| name | pto-isa-matmul-l2-schedule |
| description | PTO-DSL matmul L2-reuse scheduler for Ascend A2/A3: persistent-block GEMM with N-group swizzle along the inner M walk and M-direction zigzag at N-group boundaries. Captures the tile-id math, the CANN platform_config- driven swizzleCountN budget (with the 32 MiB safety-ratio cliff), the DN-B layout note, the runtime wiring, and the verification path against torch_npu. Use when tuning a matmul-shaped kernel that profiles as L2-bound, porting the swizzle/zigzag schedule to a new persistent-block kernel, choosing swizzleCountN for a new SoC, or deciding between the manual SPMD-static baseline and this persistent + swizzle schedule. Scoped to one schedule recipe — add a separate skill for other PTO-ISA performance patterns (vector reduce, flash-attention scheduling, etc.). |
PTO-ISA Matmul L2-Reuse Schedule (N-Group Swizzle + M-Direction Zigzag)

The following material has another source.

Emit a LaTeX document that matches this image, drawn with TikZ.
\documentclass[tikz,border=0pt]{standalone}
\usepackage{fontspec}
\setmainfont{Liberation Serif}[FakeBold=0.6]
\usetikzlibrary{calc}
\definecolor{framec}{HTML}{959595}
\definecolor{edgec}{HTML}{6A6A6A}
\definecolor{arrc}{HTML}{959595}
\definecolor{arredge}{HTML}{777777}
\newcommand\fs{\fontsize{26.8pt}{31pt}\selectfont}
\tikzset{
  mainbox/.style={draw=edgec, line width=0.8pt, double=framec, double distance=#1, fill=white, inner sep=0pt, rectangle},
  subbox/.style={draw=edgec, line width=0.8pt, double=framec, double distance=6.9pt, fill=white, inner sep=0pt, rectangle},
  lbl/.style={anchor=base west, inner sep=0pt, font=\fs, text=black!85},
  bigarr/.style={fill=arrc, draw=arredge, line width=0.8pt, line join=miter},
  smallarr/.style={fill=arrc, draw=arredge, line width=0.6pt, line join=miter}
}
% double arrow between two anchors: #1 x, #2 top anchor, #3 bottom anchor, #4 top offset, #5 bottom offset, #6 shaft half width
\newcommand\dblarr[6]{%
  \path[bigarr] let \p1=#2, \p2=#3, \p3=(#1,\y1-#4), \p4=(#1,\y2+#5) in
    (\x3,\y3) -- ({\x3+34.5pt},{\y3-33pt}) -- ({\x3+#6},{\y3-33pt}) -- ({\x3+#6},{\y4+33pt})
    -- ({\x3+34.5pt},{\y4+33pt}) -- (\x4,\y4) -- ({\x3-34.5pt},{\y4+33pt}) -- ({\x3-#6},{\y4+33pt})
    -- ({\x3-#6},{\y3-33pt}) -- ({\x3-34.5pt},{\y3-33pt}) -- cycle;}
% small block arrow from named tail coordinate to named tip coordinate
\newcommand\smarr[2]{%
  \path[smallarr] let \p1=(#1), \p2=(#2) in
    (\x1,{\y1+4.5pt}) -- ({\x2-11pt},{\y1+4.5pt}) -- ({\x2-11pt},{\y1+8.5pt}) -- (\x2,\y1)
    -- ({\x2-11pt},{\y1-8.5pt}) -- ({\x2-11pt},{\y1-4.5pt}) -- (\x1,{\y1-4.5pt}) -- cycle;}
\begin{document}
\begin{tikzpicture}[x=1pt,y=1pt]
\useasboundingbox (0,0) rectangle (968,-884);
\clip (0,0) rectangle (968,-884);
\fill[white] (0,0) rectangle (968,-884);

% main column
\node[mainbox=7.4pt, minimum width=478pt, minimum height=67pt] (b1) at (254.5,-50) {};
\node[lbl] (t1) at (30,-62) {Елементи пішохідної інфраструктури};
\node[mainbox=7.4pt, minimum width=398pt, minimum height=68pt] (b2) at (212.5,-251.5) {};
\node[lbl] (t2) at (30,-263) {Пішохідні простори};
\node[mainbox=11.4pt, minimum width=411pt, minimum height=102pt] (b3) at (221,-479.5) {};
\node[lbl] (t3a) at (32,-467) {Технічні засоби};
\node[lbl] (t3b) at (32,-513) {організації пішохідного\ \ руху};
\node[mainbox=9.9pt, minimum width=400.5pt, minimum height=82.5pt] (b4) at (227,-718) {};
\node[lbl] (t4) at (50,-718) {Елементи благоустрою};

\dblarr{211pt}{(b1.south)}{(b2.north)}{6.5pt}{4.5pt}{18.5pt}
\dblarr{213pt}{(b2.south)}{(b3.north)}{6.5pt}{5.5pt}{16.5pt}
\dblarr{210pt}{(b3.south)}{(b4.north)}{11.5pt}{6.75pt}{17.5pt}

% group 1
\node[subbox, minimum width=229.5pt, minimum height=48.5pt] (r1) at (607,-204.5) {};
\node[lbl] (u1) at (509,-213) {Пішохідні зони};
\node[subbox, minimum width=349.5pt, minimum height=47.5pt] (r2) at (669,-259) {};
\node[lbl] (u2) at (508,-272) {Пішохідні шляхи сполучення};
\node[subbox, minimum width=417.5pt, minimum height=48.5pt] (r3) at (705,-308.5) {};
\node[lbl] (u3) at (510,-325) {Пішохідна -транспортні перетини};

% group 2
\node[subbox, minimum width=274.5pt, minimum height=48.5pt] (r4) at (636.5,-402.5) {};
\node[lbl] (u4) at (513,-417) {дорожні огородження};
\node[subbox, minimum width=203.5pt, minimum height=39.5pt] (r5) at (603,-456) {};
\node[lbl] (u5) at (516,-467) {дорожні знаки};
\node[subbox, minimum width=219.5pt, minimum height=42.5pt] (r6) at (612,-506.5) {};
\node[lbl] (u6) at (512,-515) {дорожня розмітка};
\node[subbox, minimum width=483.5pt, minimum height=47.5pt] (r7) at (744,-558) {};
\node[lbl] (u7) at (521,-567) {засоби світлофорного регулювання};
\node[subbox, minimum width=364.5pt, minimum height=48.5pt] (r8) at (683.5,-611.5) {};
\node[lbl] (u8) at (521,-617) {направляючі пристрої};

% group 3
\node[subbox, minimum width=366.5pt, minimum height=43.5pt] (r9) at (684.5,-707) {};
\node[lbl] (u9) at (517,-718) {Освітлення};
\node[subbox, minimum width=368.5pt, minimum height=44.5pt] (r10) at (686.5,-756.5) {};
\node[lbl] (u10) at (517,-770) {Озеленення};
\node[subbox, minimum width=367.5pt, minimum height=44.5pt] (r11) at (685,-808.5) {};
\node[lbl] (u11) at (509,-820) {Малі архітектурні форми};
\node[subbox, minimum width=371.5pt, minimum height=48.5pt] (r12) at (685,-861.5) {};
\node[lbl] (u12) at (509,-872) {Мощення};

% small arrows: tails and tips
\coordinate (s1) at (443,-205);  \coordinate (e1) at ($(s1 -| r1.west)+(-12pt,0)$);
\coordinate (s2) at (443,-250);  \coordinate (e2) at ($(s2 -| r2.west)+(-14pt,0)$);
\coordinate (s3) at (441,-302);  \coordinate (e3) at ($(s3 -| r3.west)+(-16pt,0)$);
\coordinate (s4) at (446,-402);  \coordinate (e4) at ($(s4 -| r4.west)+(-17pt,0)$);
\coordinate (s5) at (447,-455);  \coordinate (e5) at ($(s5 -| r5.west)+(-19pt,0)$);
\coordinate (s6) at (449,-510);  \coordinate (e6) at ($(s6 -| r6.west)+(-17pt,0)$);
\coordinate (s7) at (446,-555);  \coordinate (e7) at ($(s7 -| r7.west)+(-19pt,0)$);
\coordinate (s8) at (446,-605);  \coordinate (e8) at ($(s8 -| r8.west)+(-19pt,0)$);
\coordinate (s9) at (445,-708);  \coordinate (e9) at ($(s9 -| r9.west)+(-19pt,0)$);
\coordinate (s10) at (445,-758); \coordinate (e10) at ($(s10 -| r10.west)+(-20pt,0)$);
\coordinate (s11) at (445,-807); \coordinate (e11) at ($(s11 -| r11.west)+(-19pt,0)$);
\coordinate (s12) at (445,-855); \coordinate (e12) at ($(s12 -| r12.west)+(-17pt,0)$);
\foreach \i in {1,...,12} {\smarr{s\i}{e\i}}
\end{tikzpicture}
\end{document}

A single, focused recipe: how to schedule a matmul-shaped kernel on Ascend A2/A3 so the B panel stays hot in L2 across multiple M rows, and the boundary A tile is reused at every N-group switch. The recipe is implemented in the in-tree PTO-DSL GEMM under kernels/python/gemm/; everything you need to apply or port it lives in this skill — the source tree is only there if you want to see it wired end-to-end.
Quick Start
Core Workflow
- Diagnose — confirm the kernel is L2-bound (TLOAD dominates while B traffic is large and reusable). For the generic profiling loop see docs/coding/performance-best-practices.md.

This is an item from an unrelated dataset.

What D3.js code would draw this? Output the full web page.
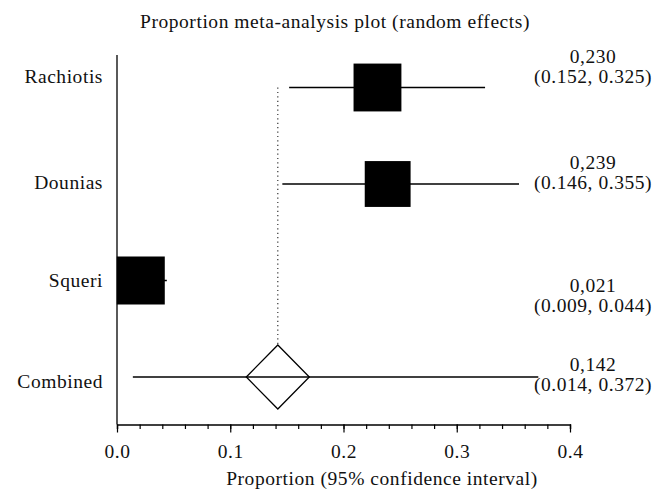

- Apply the recipe — persistent block + N-group swizzle + M-direction zigzag. See the reference.
- Wire the runtime — derive
blockDim and swizzleCountN from CANN platform_config/<soc>.ini. Validate against the base-tile grid before building the kernel.
- Verify — correctness vs
torch.matmul, then benchmark ratio vs torch_npu ABt.
Scope
This skill is deliberately narrow — it covers only the matmul L2-reuse schedule. Anything outside that scope belongs in a different skill:
- Other PTO-ISA performance patterns (vector reduce, flash-attention scheduling, K-split GEMM, etc.) → add a sibling skill, do not extend this one.
- Generic PTO optimization concepts (instruction selection, pipeline overlap, profiling methodology) → covered by docs/coding/opt.md and docs/coding/performance-best-practices.md.

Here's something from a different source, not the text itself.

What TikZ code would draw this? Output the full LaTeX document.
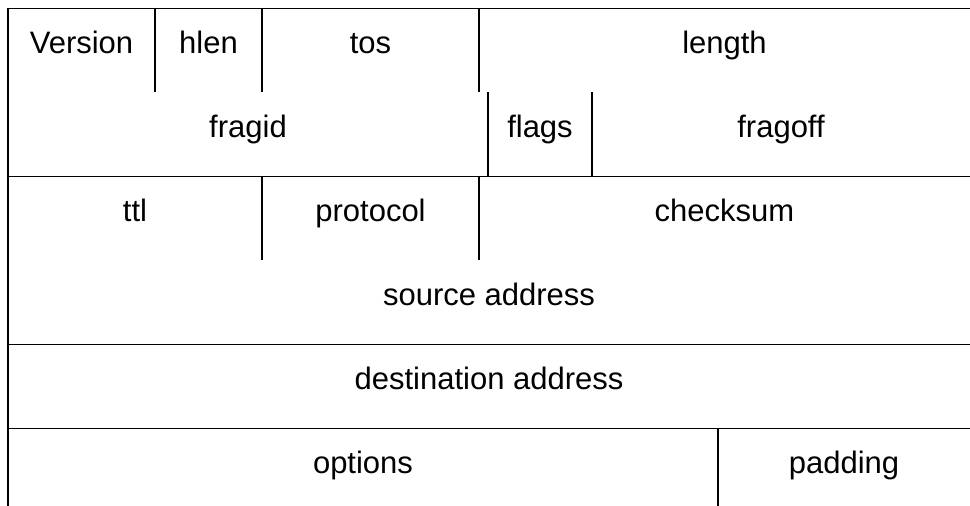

- Build / constraints / debugging / review guardrails → covered by ../pto-isa-dev/SKILL.md.
Working Rules
- Validate the schedule's constraints on the host before building the kernel; surface a clear error rather than letting it mis-schedule.
- Keep
swizzleCountN derived from l2_size rather than hard-coded — the same kernel must run on multiple Ascend SoCs.
- When porting the tile-id math to a non-GEMM persistent-block kernel, only rename the two outer axes; the formula structure is shape-agnostic.
- The recipe is meant to stand on its own — the formulas, constraints, and verification path in the reference should suffice without bouncing back to source code. Adding a helper script under this skill (e.g. a
swizzleCountN calculator that parses a CANN <soc>.ini, or a small benchmark sweeper) is fine if it makes applying the recipe materially easier; do not add scripts that just duplicate what kernels/python/gemm/run.py already does.
Where the Reference Implementation Lives
kernels/python/gemm/ — the PTO-DSL GEMM kernel: the schedule, the buffer pyramid, the K-panel pipeline, the CANN platform_config wiring, the per-case build flow, and the torch_npu benchmark harness, all wired together.
kernels/manual/a2a3/gemm_performance/ — the simpler manual SPMD-static baseline this recipe replaces when L2 reuse is the bottleneck.